§ **SOURCE DATA**
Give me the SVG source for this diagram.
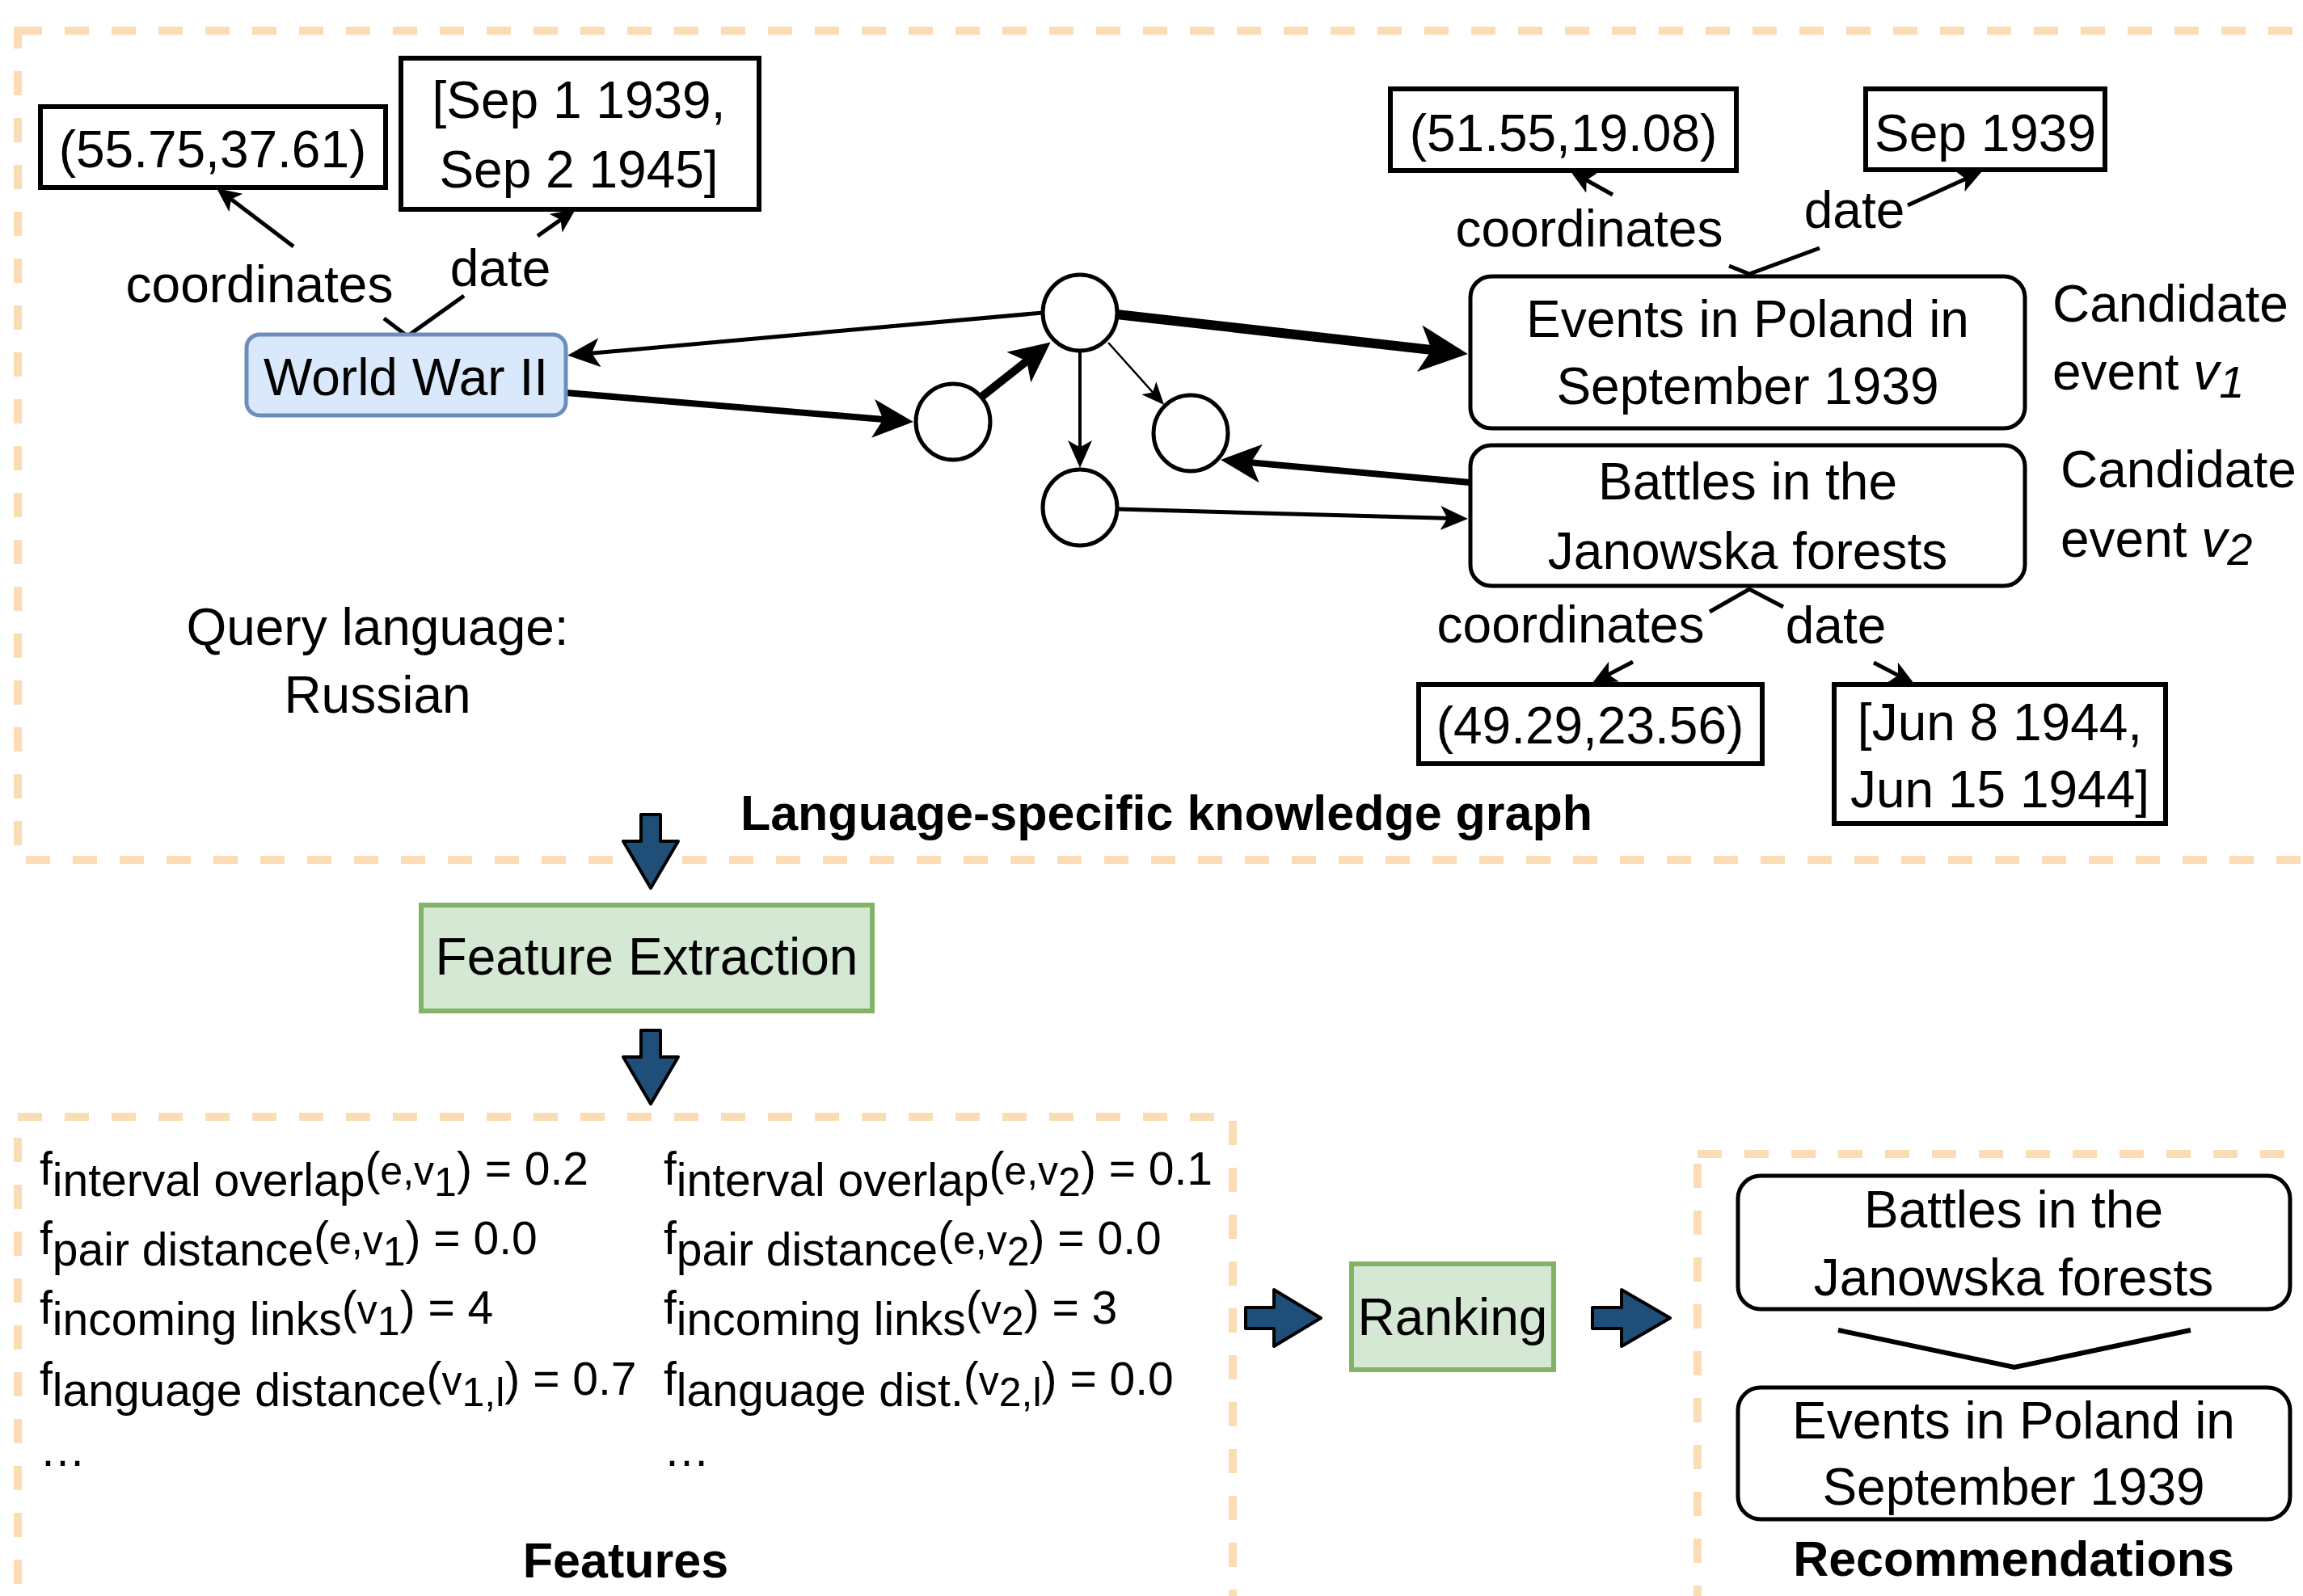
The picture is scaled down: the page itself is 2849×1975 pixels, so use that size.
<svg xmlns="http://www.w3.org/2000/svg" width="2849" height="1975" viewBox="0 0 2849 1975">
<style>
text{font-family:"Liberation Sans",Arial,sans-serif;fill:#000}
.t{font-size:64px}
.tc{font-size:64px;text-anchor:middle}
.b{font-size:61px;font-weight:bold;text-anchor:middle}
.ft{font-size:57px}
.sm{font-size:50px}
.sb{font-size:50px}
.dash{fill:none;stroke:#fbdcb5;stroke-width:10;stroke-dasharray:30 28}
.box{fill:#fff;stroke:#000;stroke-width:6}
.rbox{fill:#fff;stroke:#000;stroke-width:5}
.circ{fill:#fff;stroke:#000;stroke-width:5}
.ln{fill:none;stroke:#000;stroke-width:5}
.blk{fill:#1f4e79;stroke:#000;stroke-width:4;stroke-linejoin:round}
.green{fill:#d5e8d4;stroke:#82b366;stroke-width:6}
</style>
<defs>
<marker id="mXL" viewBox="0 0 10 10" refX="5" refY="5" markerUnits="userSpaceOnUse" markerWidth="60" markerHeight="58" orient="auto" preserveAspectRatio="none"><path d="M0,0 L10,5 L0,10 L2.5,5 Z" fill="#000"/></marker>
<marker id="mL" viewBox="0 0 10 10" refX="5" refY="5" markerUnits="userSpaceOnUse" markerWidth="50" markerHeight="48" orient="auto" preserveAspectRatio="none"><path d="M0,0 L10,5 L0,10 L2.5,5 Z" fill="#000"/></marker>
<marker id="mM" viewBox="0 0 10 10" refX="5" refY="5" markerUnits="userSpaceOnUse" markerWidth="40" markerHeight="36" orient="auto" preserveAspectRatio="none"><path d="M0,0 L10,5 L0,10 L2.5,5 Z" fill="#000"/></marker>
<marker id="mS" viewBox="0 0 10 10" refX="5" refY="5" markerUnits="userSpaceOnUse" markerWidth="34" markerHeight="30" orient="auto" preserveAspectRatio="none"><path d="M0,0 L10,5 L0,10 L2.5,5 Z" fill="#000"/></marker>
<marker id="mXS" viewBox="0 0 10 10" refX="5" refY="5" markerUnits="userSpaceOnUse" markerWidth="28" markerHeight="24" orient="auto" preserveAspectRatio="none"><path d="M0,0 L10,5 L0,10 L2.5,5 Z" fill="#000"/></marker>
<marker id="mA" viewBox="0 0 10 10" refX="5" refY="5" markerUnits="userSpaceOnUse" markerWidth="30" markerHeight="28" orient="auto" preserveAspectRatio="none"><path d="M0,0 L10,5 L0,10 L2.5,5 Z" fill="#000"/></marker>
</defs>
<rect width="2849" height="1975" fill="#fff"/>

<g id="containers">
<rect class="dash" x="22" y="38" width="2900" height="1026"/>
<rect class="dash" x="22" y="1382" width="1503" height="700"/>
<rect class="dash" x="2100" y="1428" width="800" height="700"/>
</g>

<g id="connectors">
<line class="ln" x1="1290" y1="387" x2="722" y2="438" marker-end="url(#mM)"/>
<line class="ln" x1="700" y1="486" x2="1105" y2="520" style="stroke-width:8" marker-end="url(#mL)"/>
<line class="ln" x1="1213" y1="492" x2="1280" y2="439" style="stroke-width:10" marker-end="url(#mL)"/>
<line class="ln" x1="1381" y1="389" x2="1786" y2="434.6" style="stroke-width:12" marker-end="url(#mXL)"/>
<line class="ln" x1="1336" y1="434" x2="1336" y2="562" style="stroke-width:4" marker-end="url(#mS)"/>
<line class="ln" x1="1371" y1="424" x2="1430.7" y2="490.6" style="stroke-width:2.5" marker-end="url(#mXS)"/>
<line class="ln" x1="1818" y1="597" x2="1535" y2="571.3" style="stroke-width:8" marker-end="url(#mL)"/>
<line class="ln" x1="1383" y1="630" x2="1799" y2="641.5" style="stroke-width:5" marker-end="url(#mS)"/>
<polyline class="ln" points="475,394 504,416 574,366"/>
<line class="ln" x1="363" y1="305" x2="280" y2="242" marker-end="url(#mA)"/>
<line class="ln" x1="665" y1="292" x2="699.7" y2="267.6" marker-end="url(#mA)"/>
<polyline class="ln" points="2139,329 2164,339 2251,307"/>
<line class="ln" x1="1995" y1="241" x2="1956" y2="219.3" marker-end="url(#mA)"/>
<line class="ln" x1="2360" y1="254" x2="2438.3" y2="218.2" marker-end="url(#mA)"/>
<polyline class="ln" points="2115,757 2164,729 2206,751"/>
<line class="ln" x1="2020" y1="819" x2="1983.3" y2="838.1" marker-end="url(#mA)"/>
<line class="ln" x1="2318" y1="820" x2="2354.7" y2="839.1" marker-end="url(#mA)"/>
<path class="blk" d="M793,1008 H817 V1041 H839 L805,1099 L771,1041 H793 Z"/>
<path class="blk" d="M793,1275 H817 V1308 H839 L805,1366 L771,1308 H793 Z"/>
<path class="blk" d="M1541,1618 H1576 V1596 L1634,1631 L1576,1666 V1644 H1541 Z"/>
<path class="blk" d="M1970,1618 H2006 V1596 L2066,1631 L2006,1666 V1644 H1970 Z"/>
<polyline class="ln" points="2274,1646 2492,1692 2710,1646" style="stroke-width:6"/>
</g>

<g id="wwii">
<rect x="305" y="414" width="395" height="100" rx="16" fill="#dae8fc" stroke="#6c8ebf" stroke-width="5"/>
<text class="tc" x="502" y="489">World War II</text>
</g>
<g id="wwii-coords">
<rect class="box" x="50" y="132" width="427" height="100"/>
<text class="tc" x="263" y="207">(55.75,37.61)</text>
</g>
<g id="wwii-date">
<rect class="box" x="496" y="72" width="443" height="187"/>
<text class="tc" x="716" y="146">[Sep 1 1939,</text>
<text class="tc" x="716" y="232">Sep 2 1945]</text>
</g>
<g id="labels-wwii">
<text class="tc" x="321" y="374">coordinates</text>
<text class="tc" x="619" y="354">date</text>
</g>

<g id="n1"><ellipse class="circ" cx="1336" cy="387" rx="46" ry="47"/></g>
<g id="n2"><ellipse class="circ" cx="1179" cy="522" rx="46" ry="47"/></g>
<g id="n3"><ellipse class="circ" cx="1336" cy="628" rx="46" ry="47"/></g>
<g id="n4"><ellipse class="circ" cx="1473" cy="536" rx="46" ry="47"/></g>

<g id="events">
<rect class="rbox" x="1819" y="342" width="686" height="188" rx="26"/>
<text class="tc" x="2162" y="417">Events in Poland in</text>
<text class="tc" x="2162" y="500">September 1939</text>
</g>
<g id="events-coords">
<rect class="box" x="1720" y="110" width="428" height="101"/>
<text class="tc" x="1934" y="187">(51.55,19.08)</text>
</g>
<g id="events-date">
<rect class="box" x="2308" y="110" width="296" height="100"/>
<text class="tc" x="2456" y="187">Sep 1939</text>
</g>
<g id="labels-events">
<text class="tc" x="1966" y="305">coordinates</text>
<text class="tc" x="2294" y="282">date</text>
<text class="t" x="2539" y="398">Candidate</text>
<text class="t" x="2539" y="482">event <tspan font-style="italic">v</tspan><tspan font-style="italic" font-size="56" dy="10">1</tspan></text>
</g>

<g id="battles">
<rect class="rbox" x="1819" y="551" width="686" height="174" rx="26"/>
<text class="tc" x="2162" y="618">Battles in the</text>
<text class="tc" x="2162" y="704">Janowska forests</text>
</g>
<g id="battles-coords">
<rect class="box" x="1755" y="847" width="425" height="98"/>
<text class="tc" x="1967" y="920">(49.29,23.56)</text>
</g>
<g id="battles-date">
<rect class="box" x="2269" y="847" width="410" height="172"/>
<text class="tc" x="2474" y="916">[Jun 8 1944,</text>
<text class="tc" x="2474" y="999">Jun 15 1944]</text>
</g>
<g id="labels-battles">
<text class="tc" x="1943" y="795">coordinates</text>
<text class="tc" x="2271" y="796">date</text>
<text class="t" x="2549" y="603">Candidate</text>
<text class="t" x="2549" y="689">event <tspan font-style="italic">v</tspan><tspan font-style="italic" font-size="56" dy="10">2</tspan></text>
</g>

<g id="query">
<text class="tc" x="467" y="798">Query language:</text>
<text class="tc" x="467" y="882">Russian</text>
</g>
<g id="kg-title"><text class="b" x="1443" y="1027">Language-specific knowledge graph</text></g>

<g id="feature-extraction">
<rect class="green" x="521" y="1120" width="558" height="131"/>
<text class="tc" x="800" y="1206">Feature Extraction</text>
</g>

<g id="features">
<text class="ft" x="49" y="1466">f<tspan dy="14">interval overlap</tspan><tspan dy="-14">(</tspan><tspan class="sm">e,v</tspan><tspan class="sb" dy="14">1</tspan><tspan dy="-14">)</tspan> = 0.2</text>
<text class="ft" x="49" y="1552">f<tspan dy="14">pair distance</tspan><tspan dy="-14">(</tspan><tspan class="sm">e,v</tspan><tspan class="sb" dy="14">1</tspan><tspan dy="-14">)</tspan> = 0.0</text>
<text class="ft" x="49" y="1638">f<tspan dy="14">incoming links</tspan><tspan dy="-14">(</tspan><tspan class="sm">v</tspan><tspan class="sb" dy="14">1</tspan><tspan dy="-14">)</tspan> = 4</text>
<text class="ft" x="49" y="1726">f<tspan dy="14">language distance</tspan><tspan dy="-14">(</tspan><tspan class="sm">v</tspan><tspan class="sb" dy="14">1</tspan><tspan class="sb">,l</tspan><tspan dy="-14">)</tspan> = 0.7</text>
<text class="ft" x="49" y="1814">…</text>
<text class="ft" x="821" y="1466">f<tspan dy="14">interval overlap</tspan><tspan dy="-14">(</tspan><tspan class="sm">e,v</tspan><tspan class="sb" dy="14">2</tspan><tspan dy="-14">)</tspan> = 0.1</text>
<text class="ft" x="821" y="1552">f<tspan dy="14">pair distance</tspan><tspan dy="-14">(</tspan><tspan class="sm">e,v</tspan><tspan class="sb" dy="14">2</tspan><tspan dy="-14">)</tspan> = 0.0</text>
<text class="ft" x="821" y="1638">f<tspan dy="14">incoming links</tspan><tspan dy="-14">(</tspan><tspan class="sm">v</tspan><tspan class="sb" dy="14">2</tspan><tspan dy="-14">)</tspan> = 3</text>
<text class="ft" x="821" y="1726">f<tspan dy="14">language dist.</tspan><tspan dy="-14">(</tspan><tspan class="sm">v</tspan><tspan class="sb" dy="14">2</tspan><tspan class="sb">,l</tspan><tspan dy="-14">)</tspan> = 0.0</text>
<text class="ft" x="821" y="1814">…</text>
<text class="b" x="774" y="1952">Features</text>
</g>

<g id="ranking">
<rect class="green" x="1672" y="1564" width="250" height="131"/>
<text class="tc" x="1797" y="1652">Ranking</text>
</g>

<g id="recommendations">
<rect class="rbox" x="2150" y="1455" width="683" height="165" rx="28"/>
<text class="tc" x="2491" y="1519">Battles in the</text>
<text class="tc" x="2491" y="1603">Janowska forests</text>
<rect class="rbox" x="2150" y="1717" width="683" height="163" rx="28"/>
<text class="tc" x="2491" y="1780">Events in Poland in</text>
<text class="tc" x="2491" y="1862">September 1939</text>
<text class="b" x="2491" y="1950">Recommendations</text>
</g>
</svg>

§ **TO DO**
Copy out each line of the listing that holds "size".

§ **TASK OUTPUT**
The picture is scaled down: the page itself is 2849×1975 pixels, so use that size.
.t{font-size:64px}
.tc{font-size:64px;text-anchor:middle}
.b{font-size:61px;font-weight:bold;text-anchor:middle}
.ft{font-size:57px}
.sm{font-size:50px}
.sb{font-size:50px}
<text class="t" x="2539" y="482">event <tspan font-style="italic">v</tspan><tspan font-style="italic" font-size="56" dy="10">1</tspan></text>
<text class="t" x="2549" y="689">event <tspan font-style="italic">v</tspan><tspan font-style="italic" font-size="56" dy="10">2</tspan></text>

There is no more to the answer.